<title>Mass-producible microtags for security applications: Tolerance analysis by rigorous coupled-wave analysis</title>

Abstract

We have developed a method for encoding phase and amplitude in microscopic computer-generated holograms (microtags) for security applications. An 8 X 8-cell phase-only and an 8 X 8-cell phase-and-amplitude microtag design have been fabricated in photoresist using the extreme-ultraviolet (13.4 nm) lithography tool developed at Sandia National Laboratories. Each microtag measures 80 by 160 microns and contains features 0.2 micrometers wide. Fraunhofer-zone diffraction patterns can be obtained from fabricated microtags without any intervening optics and compare very favorably with predicted diffraction patterns. In this paper, we present the results of a preliminary rigorous coupled-wave analysis of microtags.
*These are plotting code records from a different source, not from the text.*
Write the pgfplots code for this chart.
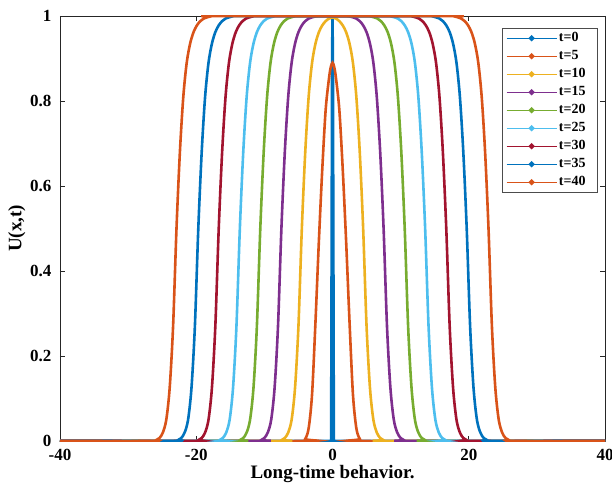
\documentclass[border=0pt]{standalone}
\usepackage{fontspec}
\setmainfont{Liberation Serif}
\usepackage{pgfplots}
\pgfplotsset{compat=1.18}
\definecolor{m1}{rgb}{0,0.447,0.741}
\definecolor{m2}{rgb}{0.850,0.325,0.098}
\definecolor{m3}{rgb}{0.929,0.694,0.125}
\definecolor{m4}{rgb}{0.494,0.184,0.556}
\definecolor{m5}{rgb}{0.466,0.674,0.188}
\definecolor{m6}{rgb}{0.301,0.745,0.933}
\definecolor{m7}{rgb}{0.635,0.078,0.184}
\begin{document}
\begin{tikzpicture}
\begin{axis}[
  name=ax, at={(0,0)}, anchor=south west,
  scale only axis, width=545pt, height=425pt,
  xmin=-40, xmax=40, ymin=0, ymax=1,
  xtick={-40,-20,0,20,40}, ytick={0,0.2,0.4,0.6,0.8,1},
  yticklabels={0,0.2,0.4,0.6,0.8,1},
  /pgf/number format/assume math mode=true,
  tick align=inside, major tick length=5pt,
  tick style={black!85, line width=0.6pt},
  axis line style={black!85, line width=0.8pt},
  tick label style={font=\bfseries\fontsize{17}{17}\selectfont},
  xticklabel style={yshift=-5pt},
  yticklabel style={xshift=-5pt},
  xlabel={Long-time behavior.}, ylabel={U(x,t)},
  label style={font=\bfseries\fontsize{19}{19}\selectfont},
  xlabel style={yshift=3pt},
  ylabel style={yshift=-2pt},
  legend cell align=left,
  legend style={at={(rel axis cs:0.987,0.972)}, anchor=north east,
    font=\bfseries\fontsize{14}{15}\selectfont, draw=black!70, line width=0.6pt,
    inner xsep=4pt, inner ysep=3.5pt, row sep=5pt,
    nodes={inner xsep=2pt, inner ysep=0pt, text height=9.5pt, text depth=3.5pt}},
  legend image code/.code={\draw[#1,line width=0.7pt] (0pt,0pt) -- (50pt,0pt); \fill[#1] (25pt,0pt) circle (1.4pt);},
  every axis plot/.append style={line width=2.6pt},
  clip=true,
]
\addplot[m1] coordinates {(-40,0) (-0.2,0) (-0.06,0.9) (0,1) (0.06,0.9) (0.2,0) (40,0)};
\addlegendentry{t=0\hspace*{6pt}}
\addplot[m2, smooth] coordinates {(-40,0) (-4.5,0) (-4,0.005) (-3.5,0.03) (-3,0.11) (-2.5,0.28) (-2,0.47) (-1.5,0.64) (-1,0.78) (-0.5,0.855) (-0.25,0.88) (0,0.89) (0.25,0.88) (0.5,0.855) (1,0.78) (1.5,0.64) (2,0.47) (2.5,0.28) (3,0.11) (3.5,0.03) (4,0.005) (4.5,0) (40,0)};
\addlegendentry{t=5\hspace*{6pt}}
\addplot[m3, smooth] coordinates {(-40,0) (-8,0) (-7.5,0.002) (-7,0.007) (-6.5,0.02) (-6,0.05) (-5.5,0.125) (-5,0.27) (-4.5,0.5) (-4,0.68) (-3.5,0.81) (-3,0.89) (-2.5,0.935) (-2,0.962) (-1.5,0.978) (-1,0.988) (-0.5,0.994) (0,0.997) (0.5,0.994) (1,0.988) (1.5,0.978) (2,0.962) (2.5,0.935) (3,0.89) (3.5,0.81) (4,0.68) (4.5,0.5) (5,0.27) (5.5,0.125) (6,0.05) (6.5,0.02) (7,0.007) (7.5,0.002) (8,0) (40,0)};
\addlegendentry{t=10\hspace*{6pt}}
\addplot[m4, smooth] coordinates {(-40,0) (-11,0) (-10.5,0.002) (-10,0.007) (-9.5,0.02) (-9,0.05) (-8.5,0.125) (-8,0.27) (-7.5,0.5) (-7,0.68) (-6.5,0.81) (-6,0.89) (-5.5,0.935) (-5,0.962) (-4.5,0.978) (-4,0.988) (-3.5,0.994) (-2.5,0.999) (-1.5,1) (1.5,1) (2.5,0.999) (3.5,0.994) (4,0.988) (4.5,0.978) (5,0.962) (5.5,0.935) (6,0.89) (6.5,0.81) (7,0.68) (7.5,0.5) (8,0.27) (8.5,0.125) (9,0.05) (9.5,0.02) (10,0.007) (10.5,0.002) (11,0) (40,0)};
\addlegendentry{t=15\hspace*{6pt}}
\addplot[m5, smooth] coordinates {(-40,0) (-14.1,0) (-13.6,0.002) (-13.1,0.007) (-12.6,0.02) (-12.1,0.05) (-11.6,0.125) (-11.1,0.27) (-10.6,0.5) (-10.1,0.68) (-9.6,0.81) (-9.1,0.89) (-8.6,0.935) (-8.1,0.962) (-7.6,0.978) (-7.1,0.988) (-6.6,0.994) (-5.6,0.999) (-4.6,1) (4.6,1) (5.6,0.999) (6.6,0.994) (7.1,0.988) (7.6,0.978) (8.1,0.962) (8.6,0.935) (9.1,0.89) (9.6,0.81) (10.1,0.68) (10.6,0.5) (11.1,0.27) (11.6,0.125) (12.1,0.05) (12.6,0.02) (13.1,0.007) (13.6,0.002) (14.1,0) (40,0)};
\addlegendentry{t=20\hspace*{6pt}}
\addplot[m6, smooth] coordinates {(-40,0) (-17.1,0) (-16.6,0.002) (-16.1,0.007) (-15.6,0.02) (-15.1,0.05) (-14.6,0.125) (-14.1,0.27) (-13.6,0.5) (-13.1,0.68) (-12.6,0.81) (-12.1,0.89) (-11.6,0.935) (-11.1,0.962) (-10.6,0.978) (-10.1,0.988) (-9.6,0.994) (-8.6,0.999) (-7.6,1) (7.6,1) (8.6,0.999) (9.6,0.994) (10.1,0.988) (10.6,0.978) (11.1,0.962) (11.6,0.935) (12.1,0.89) (12.6,0.81) (13.1,0.68) (13.6,0.5) (14.1,0.27) (14.6,0.125) (15.1,0.05) (15.6,0.02) (16.1,0.007) (16.6,0.002) (17.1,0) (40,0)};
\addlegendentry{t=25\hspace*{6pt}}
\addplot[m7, smooth] coordinates {(-40,0) (-20.2,0) (-19.7,0.002) (-19.2,0.007) (-18.7,0.02) (-18.2,0.05) (-17.7,0.125) (-17.2,0.27) (-16.7,0.5) (-16.2,0.68) (-15.7,0.81) (-15.2,0.89) (-14.7,0.935) (-14.2,0.962) (-13.7,0.978) (-13.2,0.988) (-12.7,0.994) (-11.7,0.999) (-10.7,1) (10.7,1) (11.7,0.999) (12.7,0.994) (13.2,0.988) (13.7,0.978) (14.2,0.962) (14.7,0.935) (15.2,0.89) (15.7,0.81) (16.2,0.68) (16.7,0.5) (17.2,0.27) (17.7,0.125) (18.2,0.05) (18.7,0.02) (19.2,0.007) (19.7,0.002) (20.2,0) (40,0)};
\addlegendentry{t=30\hspace*{6pt}}
\addplot[m1, smooth] coordinates {(-40,0) (-23.2,0) (-22.7,0.002) (-22.2,0.007) (-21.7,0.02) (-21.2,0.05) (-20.7,0.125) (-20.2,0.27) (-19.7,0.5) (-19.2,0.68) (-18.7,0.81) (-18.2,0.89) (-17.7,0.935) (-17.2,0.962) (-16.7,0.978) (-16.2,0.988) (-15.7,0.994) (-14.7,0.999) (-13.7,1) (13.7,1) (14.7,0.999) (15.7,0.994) (16.2,0.988) (16.7,0.978) (17.2,0.962) (17.7,0.935) (18.2,0.89) (18.7,0.81) (19.2,0.68) (19.7,0.5) (20.2,0.27) (20.7,0.125) (21.2,0.05) (21.7,0.02) (22.2,0.007) (22.7,0.002) (23.2,0) (40,0)};
\addlegendentry{t=35\hspace*{6pt}}
\addplot[m2, smooth] coordinates {(-40,0) (-26.4,0) (-25.9,0.002) (-25.4,0.007) (-24.9,0.02) (-24.4,0.05) (-23.9,0.125) (-23.4,0.27) (-22.9,0.5) (-22.4,0.68) (-21.9,0.81) (-21.4,0.89) (-20.9,0.935) (-20.4,0.962) (-19.9,0.978) (-19.4,0.988) (-18.9,0.994) (-17.9,0.999) (-16.9,1) (16.9,1) (17.9,0.999) (18.9,0.994) (19.4,0.988) (19.9,0.978) (20.4,0.962) (20.9,0.935) (21.4,0.89) (21.9,0.81) (22.4,0.68) (22.9,0.5) (23.4,0.27) (23.9,0.125) (24.4,0.05) (24.9,0.02) (25.4,0.007) (25.9,0.002) (26.4,0) (40,0)};
\addlegendentry{t=40\hspace*{6pt}}
\end{axis}
\pgfresetboundingbox
\path[use as bounding box] (-60pt,-52pt) rectangle (552pt,441pt);
\end{tikzpicture}
\end{document}
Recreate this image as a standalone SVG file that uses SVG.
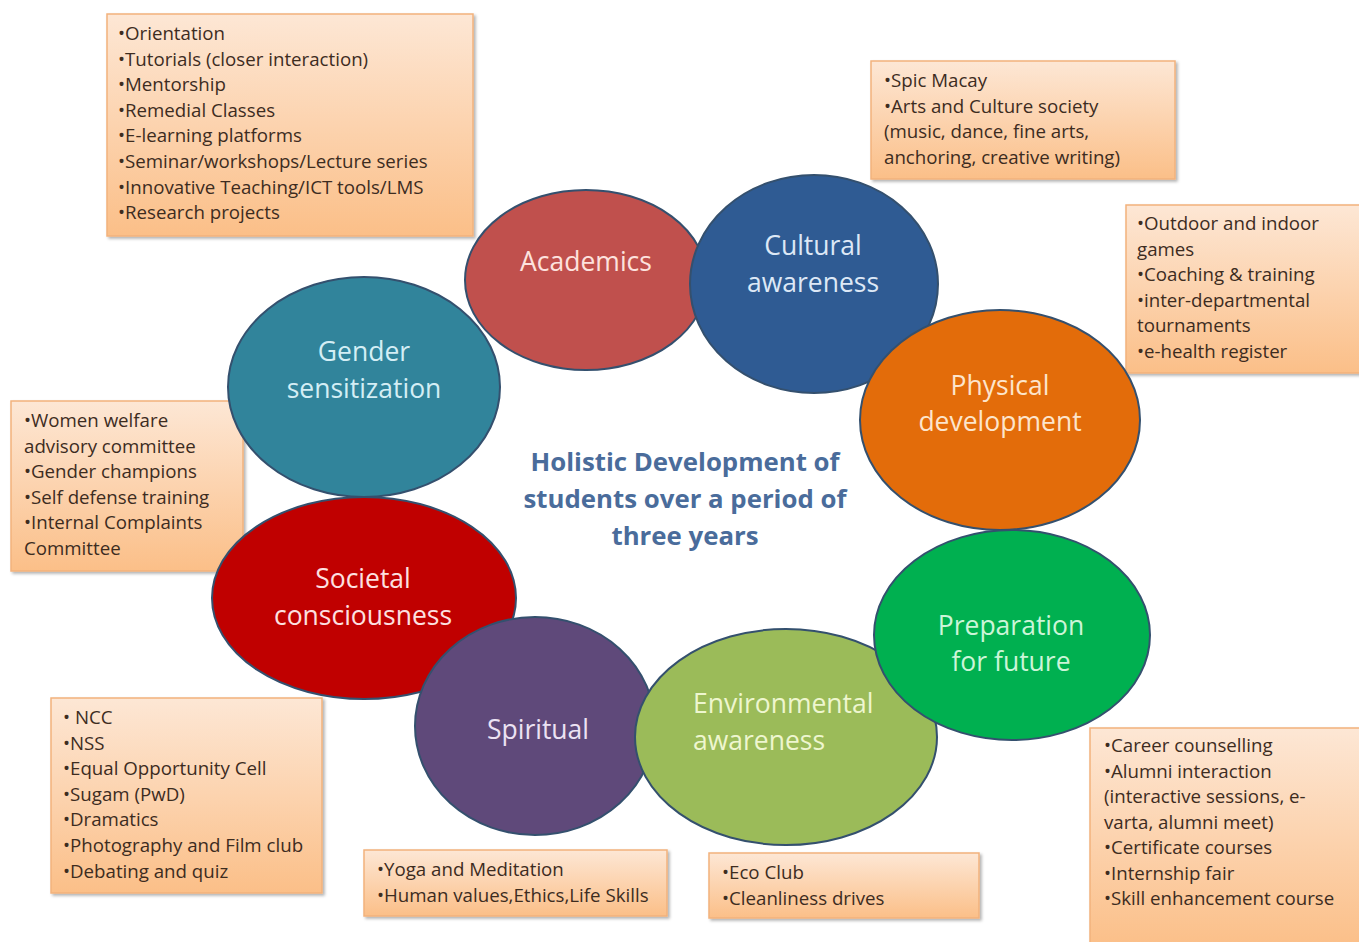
<svg xmlns="http://www.w3.org/2000/svg" width="1359" height="942" viewBox="0 0 1359 942">
<defs>
<linearGradient id="boxg" x1="0" y1="0" x2="0" y2="1">
<stop offset="0" stop-color="#fde7d5"/>
<stop offset="1" stop-color="#fbbf88"/>
</linearGradient>
<filter id="sh" x="-5%" y="-5%" width="112%" height="115%">
<feDropShadow dx="2" dy="2" stdDeviation="1.5" flood-color="#000" flood-opacity="0.3"/>
</filter>
<style>
.box{fill:url(#boxg);stroke:#f2b27c;stroke-width:1.5;filter:url(#sh)}
.bt{font-family:"Open Sans",Lato,"Liberation Sans",sans-serif;font-size:18.7px;fill:#3d2c1f}
.el{stroke:#34506e;stroke-width:2}
.lb{font-family:"Open Sans",Lato,"Liberation Sans",sans-serif;font-size:26.5px;text-anchor:middle}
.ct{font-family:"Open Sans",Lato,"Liberation Sans",sans-serif;font-size:25.8px;font-weight:bold;fill:#4a6c9b;text-anchor:middle}
</style>
</defs>
<rect width="1359" height="942" fill="#ffffff"/>

<g id="box-academics">
<rect class="box" x="107" y="14" width="366" height="222"/>
<text class="bt"><tspan x="118" y="40">•Orientation</tspan><tspan x="118" y="66">•Tutorials (closer interaction)</tspan><tspan x="118" y="91">•Mentorship</tspan><tspan x="118" y="117">•Remedial Classes</tspan><tspan x="118" y="142">•E-learning platforms</tspan><tspan x="118" y="168">•Seminar/workshops/Lecture series</tspan><tspan x="118" y="194">•Innovative Teaching/ICT tools/LMS</tspan><tspan x="118" y="219">•Research projects</tspan></text>
</g>
<g id="box-cultural">
<rect class="box" x="871" y="61" width="304" height="118"/>
<text class="bt"><tspan x="884" y="87">•Spic Macay</tspan><tspan x="884" y="113">•Arts and Culture society</tspan><tspan x="884" y="138">(music, dance, fine arts,</tspan><tspan x="884" y="164">anchoring, creative writing)</tspan></text>
</g>
<g id="box-physical">
<rect class="box" x="1126" y="205" width="240" height="168"/>
<text class="bt"><tspan x="1137" y="230">•Outdoor and indoor</tspan><tspan x="1137" y="256">games</tspan><tspan x="1137" y="281">•Coaching &amp; training</tspan><tspan x="1137" y="307">•inter-departmental</tspan><tspan x="1137" y="332">tournaments</tspan><tspan x="1137" y="358">•e-health register</tspan></text>
</g>
<g id="box-gender">
<rect class="box" x="11" y="401" width="232" height="170"/>
<text class="bt"><tspan x="24" y="427">•Women welfare</tspan><tspan x="24" y="453">advisory committee</tspan><tspan x="24" y="478">•Gender champions</tspan><tspan x="24" y="504">•Self defense training</tspan><tspan x="24" y="529">•Internal Complaints</tspan><tspan x="24" y="555">Committee</tspan></text>
</g>
<g id="box-societal">
<rect class="box" x="51" y="698" width="271" height="195"/>
<text class="bt"><tspan x="63" y="724">• NCC</tspan><tspan x="63" y="750">•NSS</tspan><tspan x="63" y="775">•Equal Opportunity Cell</tspan><tspan x="63" y="801">•Sugam (PwD)</tspan><tspan x="63" y="826">•Dramatics</tspan><tspan x="63" y="852">•Photography and Film club</tspan><tspan x="63" y="878">•Debating and quiz</tspan></text>
</g>
<g id="box-spiritual">
<rect class="box" x="364" y="850" width="303" height="66"/>
<text class="bt"><tspan x="377" y="876">•Yoga and Meditation</tspan><tspan x="377" y="902">•Human values,Ethics,Life Skills</tspan></text>
</g>
<g id="box-environmental">
<rect class="box" x="709" y="853" width="270" height="65"/>
<text class="bt"><tspan x="722" y="879">•Eco Club</tspan><tspan x="722" y="905">•Cleanliness drives</tspan></text>
</g>
<g id="box-preparation">
<rect class="box" x="1090" y="728" width="276" height="220"/>
<text class="bt"><tspan x="1104" y="752">•Career counselling</tspan><tspan x="1104" y="778">•Alumni interaction</tspan><tspan x="1104" y="803">(interactive sessions, e-</tspan><tspan x="1104" y="829">varta, alumni meet)</tspan><tspan x="1104" y="854">•Certificate courses</tspan><tspan x="1104" y="880">•Internship fair</tspan><tspan x="1104" y="905">•Skill enhancement course</tspan></text>
</g>

<g id="connectors"></g>

<g id="gender">
<ellipse class="el" cx="364" cy="387" rx="136" ry="110" fill="#31849b"/>
<text class="lb" fill="#d4eef5"><tspan x="364" y="361">Gender</tspan><tspan x="364" y="398">sensitization</tspan></text>
</g>
<g id="academics">
<ellipse class="el" cx="586" cy="280" rx="121" ry="90" fill="#c0504d"/>
<text class="lb" fill="#fde2de" x="586" y="271">Academics</text>
</g>
<g id="cultural">
<ellipse class="el" cx="814" cy="284" rx="124" ry="109" fill="#2f5b93"/>
<text class="lb" fill="#dde8f6"><tspan x="813" y="255">Cultural</tspan><tspan x="813" y="292">awareness</tspan></text>
</g>
<g id="physical">
<ellipse class="el" cx="1000" cy="420" rx="140" ry="110" fill="#e36c0a"/>
<text class="lb" fill="#fde5cc"><tspan x="1000" y="395">Physical</tspan><tspan x="1000" y="431">development</tspan></text>
</g>
<g id="societal">
<ellipse class="el" cx="364" cy="598" rx="152" ry="101" fill="#c00000"/>
<text class="lb" fill="#fde0e0"><tspan x="363" y="588">Societal</tspan><tspan x="363" y="625">consciousness</tspan></text>
</g>
<g id="spiritual">
<ellipse class="el" cx="535" cy="726" rx="120" ry="109" fill="#5f497a"/>
<text class="lb" fill="#ece2f3" x="538" y="739">Spiritual</text>
</g>
<g id="environmental">
<ellipse class="el" cx="786" cy="737" rx="151" ry="108" fill="#9bbb59"/>
<text class="lb" fill="#eef6cf" style="text-anchor:start"><tspan x="693" y="713">Environmental</tspan><tspan x="693" y="750">awareness</tspan></text>
</g>
<g id="preparation">
<ellipse class="el" cx="1012" cy="635" rx="138" ry="105" fill="#00b050"/>
<text class="lb" fill="#ccf5d8"><tspan x="1011" y="635">Preparation</tspan><tspan x="1011" y="671">for future</tspan></text>
</g>

<g id="center">
<text class="ct"><tspan x="685" y="471">Holistic Development of</tspan><tspan x="685" y="508">students over a period of</tspan><tspan x="685" y="545">three years</tspan></text>
</g>
</svg>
Microtags are modeled as sub-wavelength gratings of a trapezoidal profile. Only TE polarization is modeled. The analysis in this paper is concerned with the determination of optimal microtag design parameter values and tolerances on those parameters. The parameters are wall-slope angle, grating duty cycle, grating depth, and metal-coating thickness. Our findings indicate that diffraction-efficiency monotonically increases as the gratings are: (1) deepened and (2) coated with metal. Coating with metal achieves a more significant improvement and is easier to implement. The tolerance on the wall slope angle is very loose. The optimal grating duty cycle is between 0.5 and 0.6, depending on the presence of the metallic coating. The application of a protective coating on metal-coated microtags leads to an increase in diffraction efficiency and represents a practical configuration for these elements.